The low-cost 8-bit variant HC908 (HC08) has 8 pins or more and can be found in very cheap products such as a computer mouse.  Software development Cosmic HC08 and HCS08 Products (cosmicsoftware.com).  The cheapest most cut-down variant that remains available RS08 datasheet page above is a subset the of MC6800 core approximately but with the background debug interface and is available with as few as 6 pins note that even the control and debug/programming pins!RESET (or alternative input function) and BDGM (or alternative output function) can be used as ports in a limited way.

In traditional programming with few or no libraries and tools to help there is very little need for debugging, (setting breakpoints and monitoring variables) but just programming.  The only time where these things are more important is initially before you have developed much code and therefore you can arrange hardware implementation to not use the two pins until late in development and for the simplest things so that you keep the option to debug for as long as practical.  In any case, I have and would always avoid sharing debugging pins with other functions.  There was a bug in one compiler I was using and the debug feature was useful for identifying it, Cosmic then rapidly fixed their compiler and the problem was resolved.

STM ARM based; STM32F072, Nucleo-64 
TI; MPS430, EXP430FR2433 
NXP ARM based; MKV11Z128VLF7, FRDM-KV11Z. 
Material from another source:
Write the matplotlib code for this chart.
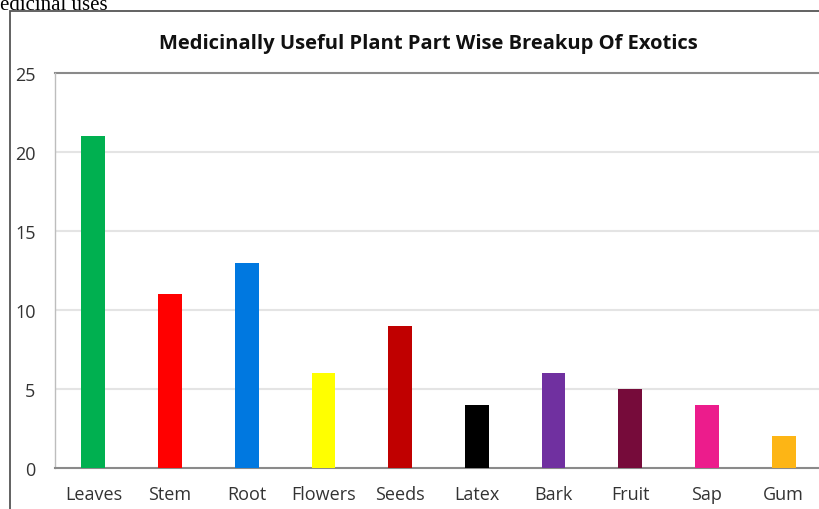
import matplotlib
matplotlib.use("Agg")
import matplotlib.pyplot as plt
from matplotlib.patches import Rectangle

categories = ["Leaves", "Stem", "Root", "Flowers", "Seeds", "Latex", "Bark", "Fruit", "Sap", "Gum"]
values = [21, 11, 13, 6, 9, 4, 6, 5, 4, 2]
colors = ["#00B050", "#FF0000", "#0078E0", "#FFFF00", "#C00000", "#000000",
          "#7030A0", "#760B3A", "#EC1C8C", "#FDB515"]
yticks = [0, 5, 10, 15, 20, 25]
title = "Medicinally Useful Plant Part Wise Breakup Of Exotics"
caption = "edicinal uses"

W, H = 820, 510
fig = plt.figure(figsize=(W / 100, H / 100), dpi=100)
fig.patch.set_facecolor("white")

# outer frame
fig.patches.append(Rectangle((10 / W, -0.1), 1.2, 1 - 12 / H + 0.1, transform=fig.transFigure,
                             fill=False, edgecolor="#555555", linewidth=1.3, zorder=0))

fig.text(0.0, 1 - 10 / H, caption, family="Liberation Serif", fontsize=15, color="black",
         ha="left", va="baseline")

ax = fig.add_axes([55 / W, 1 - 469 / H, (822 - 55) / W, (469 - 74) / H])
x = list(range(len(categories)))
ax.bar(x, values, width=0.31, color=colors, zorder=3)
ax.set_xlim(-0.5, len(categories) - 0.5)
ax.set_ylim(0, 25)
ax.set_yticks(yticks)
ax.set_yticklabels([str(t) for t in yticks])
ax.set_xticks(x)
ax.set_xticklabels(categories)
for t in yticks[1:-1]:
    ax.axhline(t, color="#E4E4E4", linewidth=1.5, zorder=1)
ax.axhline(25, color="#8A8A8A", linewidth=1.5, zorder=2, clip_on=False)

for s in ["top", "right"]:
    ax.spines[s].set_visible(False)
ax.spines["bottom"].set_color("#8A8A8A")
ax.spines["bottom"].set_linewidth(1.5)
ax.spines["left"].set_color("#BDBDBD")
ax.spines["left"].set_linewidth(1.0)
ax.tick_params(axis="both", length=0, labelsize=13, labelcolor="#333333")
ax.tick_params(axis="x", pad=12)
ax.tick_params(axis="y", pad=14)
for lab in ax.get_xticklabels() + ax.get_yticklabels():
    lab.set_family("Open Sans")

fig.text(428 / W, 1 - 44 / H, title, family="Open Sans", fontweight="bold", fontsize=14.5,
         color="#111111", ha="center", va="center")

fig.savefig("out.png", dpi=100, facecolor="white")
In each case, these evaluation boards include the debug and programming circuits at the top of the PCBs.  They are connected and powered via a USB cable.  The microcontroller is a 32-bit bit with FLASH ROM and RAM on-chip, ports, and programming/debug interface but no bus I/O.  Rarely does an application require a 32-bit microcontroller but these parts also have more sophisticated ports, timers etc. 8 or 16-bit microcontroller would be adequate and more efficient but there is a considerable range of variants without adding more. 
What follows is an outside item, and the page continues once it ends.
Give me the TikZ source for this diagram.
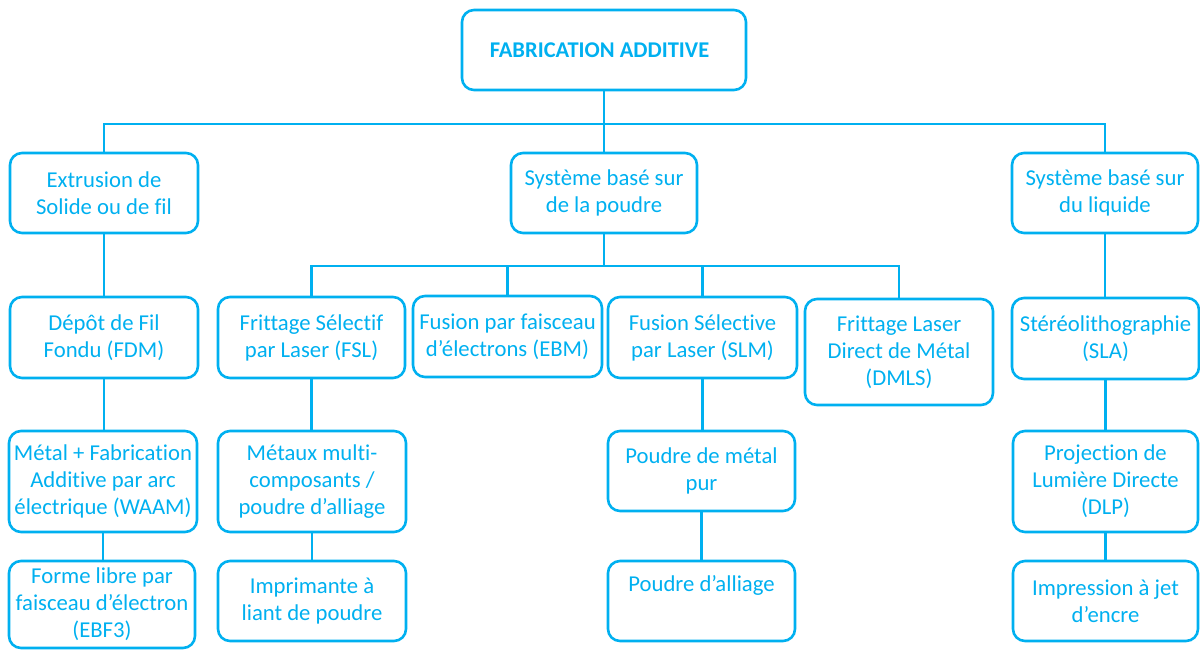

Manufacturers of the microcontroller provide software tools, debugging interface and software libraries.  In the case of ARM core processors, there is one CAD tool used for writing programs which uses the code provided by the parts manufacturer.  This does not mean you can swap between manufacturers or swap between parts easily but you can now do it.  Lauterbach makes these tools for ARM.  The Texas Instruments evaluation board pictured is not an ARM core microcontroller so you need a completely different set of CAD tools for it.
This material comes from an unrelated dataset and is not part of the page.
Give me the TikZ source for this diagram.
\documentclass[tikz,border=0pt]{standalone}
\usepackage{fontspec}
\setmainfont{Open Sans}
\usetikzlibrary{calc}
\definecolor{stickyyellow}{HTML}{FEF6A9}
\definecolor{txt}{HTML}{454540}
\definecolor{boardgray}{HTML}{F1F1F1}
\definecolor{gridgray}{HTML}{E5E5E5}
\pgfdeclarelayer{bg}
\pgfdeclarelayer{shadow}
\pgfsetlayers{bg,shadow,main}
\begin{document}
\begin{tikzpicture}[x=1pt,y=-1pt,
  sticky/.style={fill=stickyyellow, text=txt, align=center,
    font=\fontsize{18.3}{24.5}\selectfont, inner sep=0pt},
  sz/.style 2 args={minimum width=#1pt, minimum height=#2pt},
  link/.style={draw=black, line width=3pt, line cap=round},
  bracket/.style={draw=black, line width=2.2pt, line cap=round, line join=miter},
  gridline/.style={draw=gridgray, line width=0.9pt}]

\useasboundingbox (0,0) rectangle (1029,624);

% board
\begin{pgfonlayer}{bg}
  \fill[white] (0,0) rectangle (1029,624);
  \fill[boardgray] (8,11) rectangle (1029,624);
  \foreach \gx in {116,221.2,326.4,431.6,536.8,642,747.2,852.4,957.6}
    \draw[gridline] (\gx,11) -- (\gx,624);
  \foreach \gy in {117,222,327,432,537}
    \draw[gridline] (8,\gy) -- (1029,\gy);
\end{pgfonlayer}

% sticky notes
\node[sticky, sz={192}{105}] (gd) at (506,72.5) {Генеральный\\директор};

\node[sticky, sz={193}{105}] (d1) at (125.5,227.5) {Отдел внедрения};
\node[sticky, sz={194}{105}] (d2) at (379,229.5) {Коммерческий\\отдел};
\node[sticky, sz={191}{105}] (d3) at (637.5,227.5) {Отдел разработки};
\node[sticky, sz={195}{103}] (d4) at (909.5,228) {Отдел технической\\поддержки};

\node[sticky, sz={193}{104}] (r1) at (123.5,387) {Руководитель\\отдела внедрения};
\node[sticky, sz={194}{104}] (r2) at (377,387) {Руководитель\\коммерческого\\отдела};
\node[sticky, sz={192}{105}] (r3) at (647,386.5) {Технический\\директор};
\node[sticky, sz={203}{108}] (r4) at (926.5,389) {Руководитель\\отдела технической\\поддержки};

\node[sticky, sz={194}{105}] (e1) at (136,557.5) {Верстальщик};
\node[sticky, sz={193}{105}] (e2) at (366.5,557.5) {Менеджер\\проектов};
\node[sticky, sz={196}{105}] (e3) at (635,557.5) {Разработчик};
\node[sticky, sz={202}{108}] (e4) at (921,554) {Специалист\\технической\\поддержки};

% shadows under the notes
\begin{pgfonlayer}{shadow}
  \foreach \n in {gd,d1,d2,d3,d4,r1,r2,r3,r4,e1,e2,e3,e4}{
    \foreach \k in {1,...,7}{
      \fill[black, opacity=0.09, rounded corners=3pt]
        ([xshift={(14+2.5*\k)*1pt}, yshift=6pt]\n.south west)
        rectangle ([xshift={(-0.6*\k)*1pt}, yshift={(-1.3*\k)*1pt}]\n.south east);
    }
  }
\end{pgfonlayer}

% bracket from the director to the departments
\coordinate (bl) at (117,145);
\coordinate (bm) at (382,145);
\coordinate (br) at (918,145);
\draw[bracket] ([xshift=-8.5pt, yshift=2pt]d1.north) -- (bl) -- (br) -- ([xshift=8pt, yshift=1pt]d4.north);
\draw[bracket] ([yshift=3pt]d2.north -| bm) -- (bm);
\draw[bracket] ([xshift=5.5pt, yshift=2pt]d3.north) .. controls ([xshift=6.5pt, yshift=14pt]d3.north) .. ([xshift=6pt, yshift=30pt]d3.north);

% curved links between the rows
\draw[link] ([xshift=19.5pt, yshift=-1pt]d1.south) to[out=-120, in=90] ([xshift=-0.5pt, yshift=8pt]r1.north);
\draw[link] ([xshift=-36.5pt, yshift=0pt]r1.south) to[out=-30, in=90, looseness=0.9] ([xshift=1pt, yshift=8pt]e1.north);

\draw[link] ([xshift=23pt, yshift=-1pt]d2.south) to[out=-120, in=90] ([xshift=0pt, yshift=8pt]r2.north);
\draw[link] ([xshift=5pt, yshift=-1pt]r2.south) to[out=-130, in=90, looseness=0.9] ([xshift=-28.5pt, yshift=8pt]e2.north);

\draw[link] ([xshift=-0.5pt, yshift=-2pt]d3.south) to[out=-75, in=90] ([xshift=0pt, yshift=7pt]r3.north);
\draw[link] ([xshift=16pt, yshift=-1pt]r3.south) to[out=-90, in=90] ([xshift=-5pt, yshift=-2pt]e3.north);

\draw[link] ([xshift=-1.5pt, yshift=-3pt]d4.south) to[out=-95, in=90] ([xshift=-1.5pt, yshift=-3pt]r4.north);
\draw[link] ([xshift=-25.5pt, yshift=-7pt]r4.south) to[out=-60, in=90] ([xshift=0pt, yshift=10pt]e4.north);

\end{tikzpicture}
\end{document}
Sinclair had very exciting products that always turned out to be a  disappointment.  Scientific calculator that gave the wrong answer if it had taken too long to compute a log or a trig function the manual warned of and did occur often.  A watch made with special black plastic called Black Watch.  Kits included; a matchbox-size radio,  radio and an amplifier, using pulse width modulation speaker drive (I think).  An advanced computer with an MC68008 processor and solid-state Micro-drives turned out to be a tape loop.  A portable flat-screen TV may have been okay, but I do not know about the flat-screen oscilloscope?  Still, the audacity of this company deserved an award which the Queen duly gave the owner. 

The best home computer

Reduced Instruction Set Microprocessors (RISC) are very common and a lot is claimed but they may be, in some cases, just old intellectual property dressed up.  The ARM 7 instruction set runs at half the speed of a Motorola M-core for the same clock speed but can be switched to run as fast but with more memory use than the M-core.  ARM is sold as a very cheap commodity piece of intellectual property whereas Motorola developed the most leading edge parts.  The last version of the BBC micro had an impressively fast ARM microprocessor.  The ARM microprocessor is now used very widely even Motorola (now NXP) make microprocessors using the ARM core under license.  But like Motorola make PowerPC under licence from IBM (R6000 core) I would say it is better to use one of the company's own propriety processors Motorola understated what they do and they have very satisfied users consequently.

The MOSTEC or Rockwell R6502 processor-based BBC micro was faster than the i8086-based first IBM PC's despite on paper seeming to be slow.  Both were Comprehensive Instruction Set microprocessors (CISC).  Many electronic designers got caught out by spec. points v reality.  The problem is that you never really know until you have invested heavily in a chosen microprocessor development then you are stuck with it.  https://en.wikipedia.org/wiki/MOS_Technology

The speed and size of the program being run if it is in assembler (machine code) or optimized compiled high-level language can be very small and fast this is how the Acorn Atom with its built-in assembler and highly efficient BBC Basic programming language got its justly deserved excellent reputation for.  But Basic is an interpreted language meaning it is written in text interpreted character by character at the time of running that program.  The trick with the Acorn Atom and BBC was to convert the textual words to short tokens two bytes in size that are therefore much quicker to interpret than longer full English language spelt-out words.  The BBC micro was faster still and this was achieved by placing line length code at the beginning of each program line so that the interpreter can calculate line lengths and skip along quickly to the required line.  There are a lot of scripting languages that work by interpreting text such as; Submit, Batch, Perl, Java, and HTML.  The program running may not be aware of the precise details of the computer it is running on but instead, it could be running on a standard virtual machine environment created for it such as; Pascal and p-code, Java to run JavaScript or basic interpreter.  The implication of this is that the program does not need to be rewritten for every possibility but on the other hand the machine is running a program that is, in turn, running on another program and perhaps runs a third program that interprets text list-based tasks this of cause slows the computer and makes the code very large.  It is therefore possible to create a vastly powerful and wide range of applications with a vast number of software writers each adhering to a set of rules, way beyond the capability of one person but the coding is necessarily not so efficient.  

National Semiconductors used to make a microprocessor that appeared to run very primitive micro-instructions in the 1970s and early 1980s.  One variant included a BASIC interpreter and was very slow but quite flexible DMA.  INS8060 and INS8070 SC/MP,  I do not know but this may still continue to be modified made but now known as PIC?  SC/MP (scamp) was one of the first microcontrollers to come into the country from the USA in 1976 and the evaluation kit was built into a good-sized suitcase.  Intel also made a version of i8051 but with a BASIC interpreter programmed into the ROM.

An anecdote is that Motorola's MC6800, and some of the UK's makers like Plessy, were making microprocessors for the military before 1970. 

Now, Computers are considerably faster, but the software is much slowed by being written in scripting languages, run time systems and elaborate graphics plus some of the operating systems such as Windows grow in an untidy way with patches added.